Disposable Models [LC07]
Every user-facing decision we make is a prediction. Given the information we have at hand, we launch products, fix bugs, repackage pricing, build new workflows, and fix underlying architecture to support new scale.
Whenever we make those decisions, there is some implicit, and hopefully explicit, view of how the world is that drives that decision. Visual models are our best means of exposing that understanding.
Visual Models
Each product or strategy scope we're working on has some associated ecosystem activity or customer work or user behavior. A telling piece of information, for any team, is whether they've gone so far as to articulate that picture visually: to make it tangible, discussable, and updateable.
A picture of the world in a well-modeled format turns wily stories into share-able, understandable, and challenge-able visual artifacts. It may take many forms: maps, models, frameworks, lifecycles, journeys, workflows, or blueprints.
These are totems of shared understanding that our teams can work with, annotate, and zoom into and out of to articulate and orient the crux of their discussions.
As much as I love Wardley Maps for strategy and think Opportunity-Solution Trees are great for driving continuous discovery on in-place product, I'm finding that which specific one, for a given scope, is less important than whether any critical thinking tool exists.
The models are receptacles for critical thinking and conversation. Their absence may signal a lack of clarity, alignment, or healthy ritual of constructive discussion.
Map and Model Dangers
However, we can't necessarily say the opposite: if a model exists, that does not mean the team is aligned and thinking critically.
There's a classic danger, of course, in mistaking the map for the territory. A model or a framework might become so well-defined that the team mistakes it for truth, rather than the tool for grappling with what we imagine the truth to be. (The model represents reality and its assertions must be corroborated with real experience; real experience must be fed back into the model.)
Even so, it's easy to remain on guard here. Korzybski told us almost 100 years ago that "a map is not the territory" and Box followed on, decades later with, "all models are wrong" (but some are useful.)
It gets pernicious when our map or model begins to become canonical. When we start to dress it up, bless it, and it into a holy artifact. Instead of a map/territory confusion, individuals lose agency over the model. Without a sense of permission or even expectation to engage and alter the artifact — and thus the group's expressed understanding of the world — thinking calcified, along with the artifact itself.
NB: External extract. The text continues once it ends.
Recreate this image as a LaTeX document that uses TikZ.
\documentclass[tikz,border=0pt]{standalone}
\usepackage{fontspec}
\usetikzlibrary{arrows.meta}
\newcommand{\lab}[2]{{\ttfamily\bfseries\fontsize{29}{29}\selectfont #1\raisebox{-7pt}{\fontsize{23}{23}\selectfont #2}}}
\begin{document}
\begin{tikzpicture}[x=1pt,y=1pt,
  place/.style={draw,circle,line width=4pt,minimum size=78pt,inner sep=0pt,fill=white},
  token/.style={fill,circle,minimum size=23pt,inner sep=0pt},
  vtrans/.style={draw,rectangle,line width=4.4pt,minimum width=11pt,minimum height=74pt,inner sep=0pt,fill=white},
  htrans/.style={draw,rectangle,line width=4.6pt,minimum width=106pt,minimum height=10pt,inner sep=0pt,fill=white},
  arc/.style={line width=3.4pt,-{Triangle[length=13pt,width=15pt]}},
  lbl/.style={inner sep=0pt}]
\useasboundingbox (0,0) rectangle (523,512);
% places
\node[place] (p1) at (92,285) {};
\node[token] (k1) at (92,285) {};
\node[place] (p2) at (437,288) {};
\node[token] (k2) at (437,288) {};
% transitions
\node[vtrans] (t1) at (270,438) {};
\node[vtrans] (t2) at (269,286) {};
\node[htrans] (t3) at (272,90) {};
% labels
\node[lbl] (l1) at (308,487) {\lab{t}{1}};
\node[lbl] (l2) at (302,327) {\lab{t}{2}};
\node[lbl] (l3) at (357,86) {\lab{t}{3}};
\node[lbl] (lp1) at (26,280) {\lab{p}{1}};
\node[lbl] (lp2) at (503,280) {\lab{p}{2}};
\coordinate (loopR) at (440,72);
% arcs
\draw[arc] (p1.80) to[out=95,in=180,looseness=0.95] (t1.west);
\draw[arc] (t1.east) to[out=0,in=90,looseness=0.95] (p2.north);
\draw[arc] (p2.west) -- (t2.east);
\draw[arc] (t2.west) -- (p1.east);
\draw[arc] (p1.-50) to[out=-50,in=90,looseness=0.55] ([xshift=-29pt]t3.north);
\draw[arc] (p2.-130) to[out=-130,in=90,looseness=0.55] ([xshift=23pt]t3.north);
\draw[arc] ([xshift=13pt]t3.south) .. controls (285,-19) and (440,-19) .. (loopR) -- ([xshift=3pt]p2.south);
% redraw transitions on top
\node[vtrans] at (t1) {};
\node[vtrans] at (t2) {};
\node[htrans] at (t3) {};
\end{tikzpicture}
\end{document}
For project-specific models, we may get a point where they're preserved and set on the shelf, after being updated to reflect a post-launch reality. But in the course of working with a problem, that model must be alive, alterable, and in many ways disposable, so it evolves and adapts just as the thinking should.
Finding Balance
All of these visual models exist in service of critical thinking and shared alignment.
To be productive, they need some authority, evidence, and rigor built in. A little bit of reverence for the artifact is all right.
But we can't hold them sacred or inviolate. The model should be accessible to anyone who should work from it, "grab-able," and edit-able. Any member of the team should be able to mark it up and modify it in light of new evidence or conclusions, edit it, and compare it to the original in service of new assertions.
For our thinking tools, we need to navigate a balance between sacred and sacrificial. I'm still playing and practicing with each project. I've learned to get wary each time I fiddle with colors, fonts, or presentational aspects — things that don't help us think or work any better. (Does it matter what color your hammer is?)
In approaching that balance, I'm leaning ever more toward the disposable over the canonical.